Players Chant ‘Let Us Play’ in Protest of Council Disallowing Contact Football Games

Over 100 high school football players, poms participants, their coaches and parents chanted,”Let us play,” Sunday in protest of Montgomery County’s disallowing contact football games due to the pandemic. Gathered in front of the county council building in Rockville, they questioned why soccer and indoor hockey are permitted, but not football.

Harrison Loudermilk, a senior at Bethesda-Chevy Chase High School, admitted to being “pretty upset.” Many students are just sitting home, and he was so looking forward to football, with his mask on and drinking from his own water bottle, he said.

The students have been practicing and started wearing pads and helmets as of last week, only to learn on March 12 that County Executive Marc Elrich and members of the county council loosened quarantine restrictions at bars and restaurants but not for high school football. Football now is considered a high risk sport and only can be played when full protective equipment is not worn, and there is no contact between players.

Football brought “a sense of normalcy” into the pandemic life of Walter Johnson senior David Gardner. Pointing to his teammates, Gardner said, “These guys are family for me. It sucks that I won’t be able to play with them anymore.”

Fellow teammate Daniel Ticktin agreed. “It’s my senior season. They gave us a little bit of hope” by approving practice. “We have all the precautions in place.” He called the cancelling the season “devastating,” saying it didn’t make sense “to pull the plug on football at the same time they allow hockey and soccer.”

King Tshiama, an 11th grader at Quince Orchard High School, has been playing football for eight years. “Football is very important to me. I believe it can take me to a lot of places,” he said, adding, “If we follow the rules, then we should be allowed to play.”

Ben Minturn, B-CC head football coach, said he was frustrated that this decision came down suddenly, He said the council’s decision was “like dangling a carrot” in front of the students by letting them practice with pads and then calling off the season a few days later.

Many at the rally called it an equity issue, noting that football players aren’t listened to the way other athletes are. “Probably 15 kids on my team didn’t come today because they are working. It is unfair,” said Gardner.

His father, Steve Gardner called the decision to end the football season before it began “completely arbitrary and unfair.” Besides David, his other son, who is a junior at Walter Johnson, hopes to play college in football, but no one will recruit him if he “has no film,” Steve Gardner.

It wasn’t just football players who were upset. The poms, who already had agreed not to do their kick routines, now won’t be able to do the only thing left to them – perform at football games.

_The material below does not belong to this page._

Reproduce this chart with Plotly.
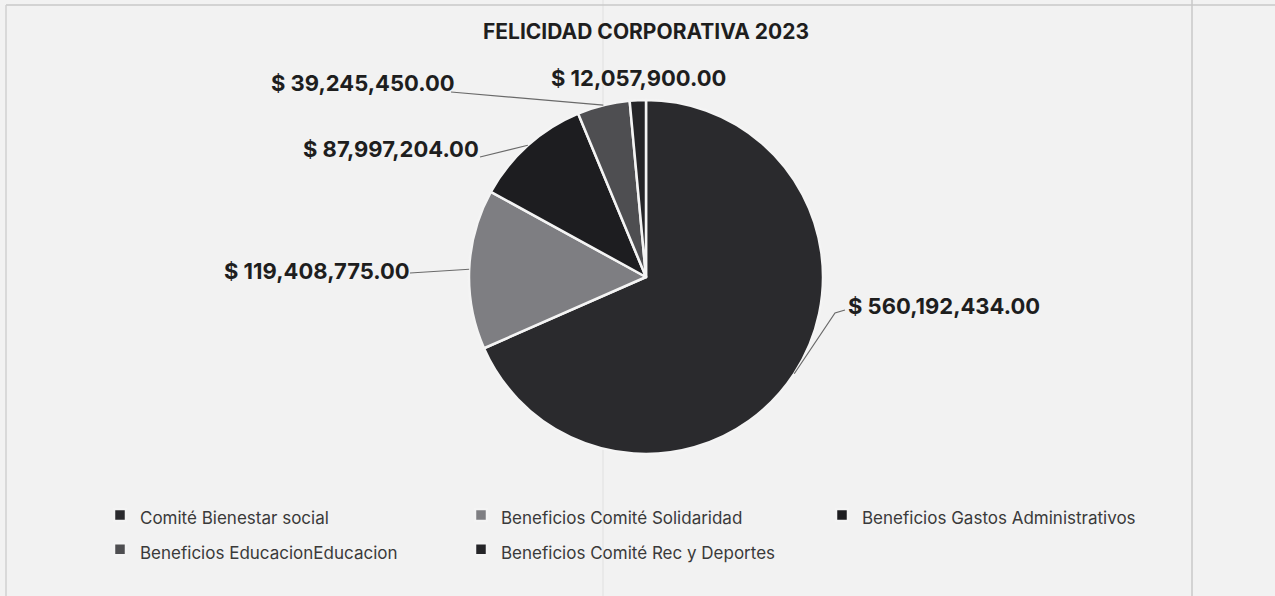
import math
import plotly.graph_objects as go

# ---- data ----
categories = [
    "Comité Bienestar social",
    "Beneficios Comité Solidaridad",
    "Beneficios Gastos Administrativos",
    "Beneficios EducacionEducacion",
    "Beneficios Comité Rec y Deportes",
]
values = [560192434, 119408775, 87997204, 39245450, 12057900]
title_text = "FELICIDAD CORPORATIVA 2023"

# ---- style ----
slice_colors = ["#2a2a2d", "#7e7e82", "#1d1d20", "#4e4e51", "#252528"]
W, H = 1275, 596
CX, CY, R = 646, 277, 177           # pie centre / radius in px
# label centre (px) and leader-line attach points (px) per slice
label_xy = [(944, 306), (317, 271), (391, 149), (363, 83), (638, 78)]
leader_pts = [[(835, 313), (845, 310)], [(410, 273)], [(480, 157)], [(451, 92)], []]

FONT = "Inter"

def px(x):
    return x / W

def py(y):
    return 1 - y / H

legend_labels = ['<span style="font-size:17px">{}</span>'.format(c) for c in categories]

fig = go.Figure()
fig.add_trace(go.Pie(
    labels=legend_labels,
    values=values,
    sort=False,
    direction="clockwise",
    rotation=0,
    marker=dict(colors=slice_colors, line=dict(color="#f4f4f4", width=2.5)),
    textinfo="none",
    hoverinfo="label+value+percent",
    domain=dict(x=[px(CX - R), px(CX + R)], y=[py(CY + R), py(CY - R)]),
))

# labels and leader lines, attached at each slice's mid-angle on the rim
total = sum(values)
cum = 0.0
annotations = []
shapes = []
for v, (lx, ly), pts in zip(values, label_xy, leader_pts):
    mid = (cum + v / 2) / total * 2 * math.pi
    cum += v
    ex = CX + R * math.sin(mid)
    ey = CY - R * math.cos(mid)
    annotations.append(dict(
        x=px(lx), y=py(ly), xref="paper", yref="paper",
        text="$ {:,.2f}".format(v), showarrow=False,
        font=dict(family=FONT, size=22, color="#1e1e1e", weight="bold"),
        xanchor="center", yanchor="middle",
    ))
    if pts:
        path = "M {} {}".format(px(ex), py(ey))
        for (qx, qy) in pts:
            path += " L {} {}".format(px(qx), py(qy))
        shapes.append(dict(type="path", xref="paper", yref="paper", path=path,
                           line=dict(color="#6a6a6a", width=1.2)))

# faint scan frame / fold lines
shapes += [
    dict(type="line", xref="paper", yref="paper", x0=px(6), x1=px(1275), y0=py(5), y1=py(5),
         line=dict(color="#c8c8c8", width=1.5)),
    dict(type="line", xref="paper", yref="paper", x0=px(6), x1=px(6), y0=py(5), y1=0,
         line=dict(color="#d0d0d0", width=1.5)),
    dict(type="line", xref="paper", yref="paper", x0=px(1192), x1=px(1192), y0=1, y1=0,
         line=dict(color="#c8c8c8", width=1.5)),
    dict(type="line", xref="paper", yref="paper", x0=px(603), x1=px(603), y0=1, y1=0,
         layer="below", line=dict(color="#e0e0e0", width=1)),
]

fig.update_layout(
    width=W, height=H,
    margin=dict(l=0, r=0, t=0, b=0),
    paper_bgcolor="#f2f2f2",
    plot_bgcolor="#f2f2f2",
    title=dict(text=title_text, x=px(CX), xanchor="center", y=py(32), yanchor="middle",
               font=dict(family=FONT, size=21, color="#1e1e1e", weight="bold")),
    showlegend=True,
    legend=dict(
        orientation="h", x=px(100), xanchor="left", y=py(493), yanchor="top",
        entrywidth=316, entrywidthmode="pixels",
        font=dict(family=FONT, size=24, color="#3a3a3a"),
        bgcolor="rgba(0,0,0,0)", traceorder="normal",
    ),
    annotations=annotations,
    shapes=shapes,
)

fig.write_html("out.html", config={"displayModeBar": False},
               post_script="document.body.style.margin='0';")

Tanya Ang, a coach for the Walter Johnson squad who has a son who plays football at Montgomery Blair, said parents understand all activities involve a calculated risk, but “parents should be the ones who make the decisions.” Ang said that for some of the students, “this is the only chance they have to get a scholarship so they can go to college.”

Also attending the rally was Lavanya Sithanandam, a pediatrician and Montgomery County Public School parent. “I am here to support these kids.” Football is played outdoors, and there is minimal COVID-19 transmission on the field. She said since the pandemic began, there has been a rise in childhood obesity and mental health issues. She believes sports will help ease both problems.

The protesting athletes represented most of the county’s public high schools, including Rockville, Damascus, Blair, Northwood, Clarksburg, Walter Johnson, Bethesda-Chevy Chase, Paint Branch and Sherwood.